If you are interested in participating in this type of conference, reach out to your county lead, or email FAR program management at FARinfo@ocfs.ny.gov for more information.
 
 
Human Services Call Center Continues to Excel
 
The Human Services Call Center (HSCC) was recently recognized as a Times Union Top Workplace for 2019. It was the fourth consecutive year that the HSCC received this award. The annual award is based solely on employee feedback gathered through a third-party survey.

As one of only two state agencies nominated, OCFS was honored to receive this accolade. With a team of dedicated leaders and staff, the HSCC builds a supportive environment using open communication, recognition awards and other morale building exercises. The HSCC perpetuates an openness to ideas and change.
 

 
Regional Permanency Resource Center Conference

On June 13, 2019, the OCFS Bureau of Permanency Services held the third annual Regional Permanency Resource Center (PRC) conference at the OCFS home office. There are 16 PRCs throughout New York State providing statewide coverage. PRCs provide intensive case management services to families who present in crisis, and/or to families seeking supportive services, after they have either finalized an adoption or have been granted an order of guardianship. Services are available to any family who has adopted a child whether through foster care, international adoption or agency or private adoption. A main component of PRCs is the monthly visits to participant families’ homes.

Two guest speakers presented material covering interracial adoptions and the impact of Fetal Alcohol Spectrum Disorders. Staff from the PRCs shared their successes with one another during the conference. At one PRC, staff members bring “goodie bags” of sunscreen and first aid supplies to home visits, and families have been receptive. Another program discussed having helped families advocate for adoption subsidy increases. Others shared information about their monthly youth and adult support groups. Several other agencies described their successful use of respite services and therapeutic trainings that they have provided for families.
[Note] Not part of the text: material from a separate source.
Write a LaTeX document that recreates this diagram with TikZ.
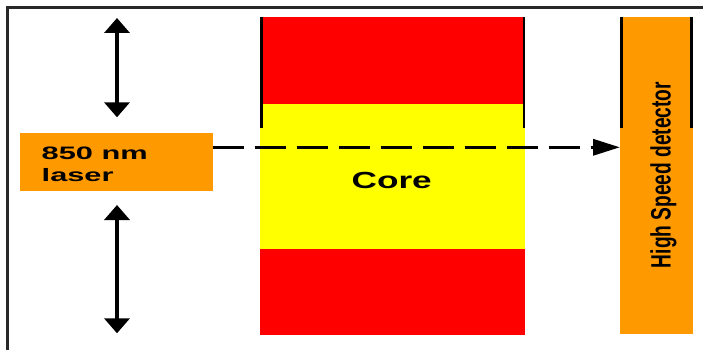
\documentclass[tikz,border=0pt]{standalone}
\usepackage{fontspec}
\setmainfont{Liberation Sans}
\usetikzlibrary{arrows.meta}
\definecolor{laserorange}{RGB}{255,153,0}
\definecolor{cladred}{RGB}{255,0,0}
\definecolor{coreyellow}{RGB}{255,255,0}
\definecolor{framegray}{RGB}{40,40,40}
\begin{document}
\begin{tikzpicture}[x=1pt,y=-1pt,
  block/.style={rectangle, draw=none, inner sep=0pt, outer sep=0pt},
  sideline/.style={line width=2.2pt, black},
  motion/.style={line width=4.5pt,
    {Triangle[width=25pt,length=15pt]}-{Triangle[width=25pt,length=15pt]}},
  beam/.style={line width=3.3pt, dash pattern=on 31pt off 11pt,
    -{Triangle[width=16pt,length=27pt]}},
  txt/.style={inner sep=0pt, outer sep=0pt}
]
\useasboundingbox (0,0) rectangle (703,350);

% outer frame (only left and top edges fall inside the page)
\draw[line width=3.3pt, framegray] (7.7,360) -- (7.7,7.7) -- (710,7.7);

% fibre: cladding / core / cladding
\node[block, fill=cladred,    minimum width=265pt, minimum height=86.7pt] (cladtop) at (392.5,60.65) {};
\node[block, fill=coreyellow, minimum width=265pt, minimum height=145pt]  (core)    at (392.5,176.5) {};
\node[block, fill=cladred,    minimum width=265pt, minimum height=86pt]   (cladbot) at (392.5,292)   {};
\draw[sideline] ([xshift=1.5pt]cladtop.north west) -- ++(0,110.7);
\draw[sideline] ([xshift=-1.3pt]cladtop.north east) -- ++(0,110.7);

% detector
\node[block, fill=laserorange, minimum width=72.7pt, minimum height=317pt] (detector) at (656.35,175.8) {};
\draw[sideline] ([xshift=1.5pt]detector.north west) -- ++(0,110.7);
\draw[sideline] ([xshift=-1.3pt]detector.north east) -- ++(0,110.7);

% laser source
\node[block, fill=laserorange, minimum width=192.7pt, minimum height=58pt] (laser) at (116.35,161.7) {};

% labels
\node[txt, anchor=base west, font=\fontsize{18}{22}\selectfont\bfseries] (lasertop) at (41.7,159.3) {\scalebox{1.71}[1]{850 nm}};
\node[txt, anchor=base west, font=\fontsize{18}{22}\selectfont\bfseries] (laserbot) at (41.7,181.7) {\scalebox{1.71}[1]{laser}};
\node[txt, anchor=base, font=\fontsize{23.3}{28}\selectfont\bfseries] (corelabel) at (391.7,188.3) {\scalebox{1.51}[1]{Core}};
\node[txt, anchor=base, rotate=90, font=\fontsize{28}{32}\selectfont\bfseries] (detlabel) at (670.7,175) {\scalebox{0.684}[1]{High Speed detector}};

% beam from the laser to the detector
\coordinate (beamstart) at ([yshift=-14.6pt]laser.north east);
\draw[beam] (beamstart) -- (beamstart -| detector.west);

% up/down motion of the laser
\coordinate (upA) at (117,18);
\coordinate (upB) at (117,117.3);
\coordinate (dnA) at (117,205);
\coordinate (dnB) at (117,333.3);
\draw[motion] (upA) -- (upB);
\draw[motion] (dnA) -- (dnB);
\end{tikzpicture}
\end{document}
Statewide Central Register News and Notes

The SCR’s Quality Assurance (QA) team has expanded, with Laurie Smith being promoted as the quality assurance manager, and the additions of Sophia Davis, Julie Moessner and Mark Walden. The SCR has also completed implementation of the new QA software package called NICE, which combines QA and workforce management components for a thorough view of quality performance indicators and quality trends. The QA team works with new staff to develop their skills, coaches experienced staff on new procedures, uses call recordings to analyze call flows and finds economies of scale with procedures to improve quality and productivity.
 
The SCR’s expanded team is developing programs outside the traditional intake work to enhance the quality of data and operations management. Through ongoing auditing and monitoring, the team is completing special projects that target key performance areas and create trend-reporting data that can improve efficiency. The SCR is researching and combining state-of-the-art aspects of various OCFS programs to broaden the scope of its quality measures.
 
Electronic Court-Ordered Investigations
A Local Commissioners Memorandum issued in May 2019 instructed local departments of social services (LDSS) to begin submitting court-ordered investigations (COI) to the SCR electronically. This streamlines the process, and by June 3, 2019 the entire state was submitting COIs electronically. The SCR is now processing more than 80 COIs a week. LDSS and SCR staff have found this quite helpful.
 
Using Metrics and Software to Improve Business Flow
The SCR has continued to explore opportunities to improve the efficiency of operations over the past quarter. Examples include using software to automate manual supervisory tasks and using key performance measures to inform staffing decisions. As a result, supervisory staff now have more time to devote to their other responsibilities. The number of overtime hours has been decreased for all staff and the remaining overtime hours have been shifted to the areas of greatest need.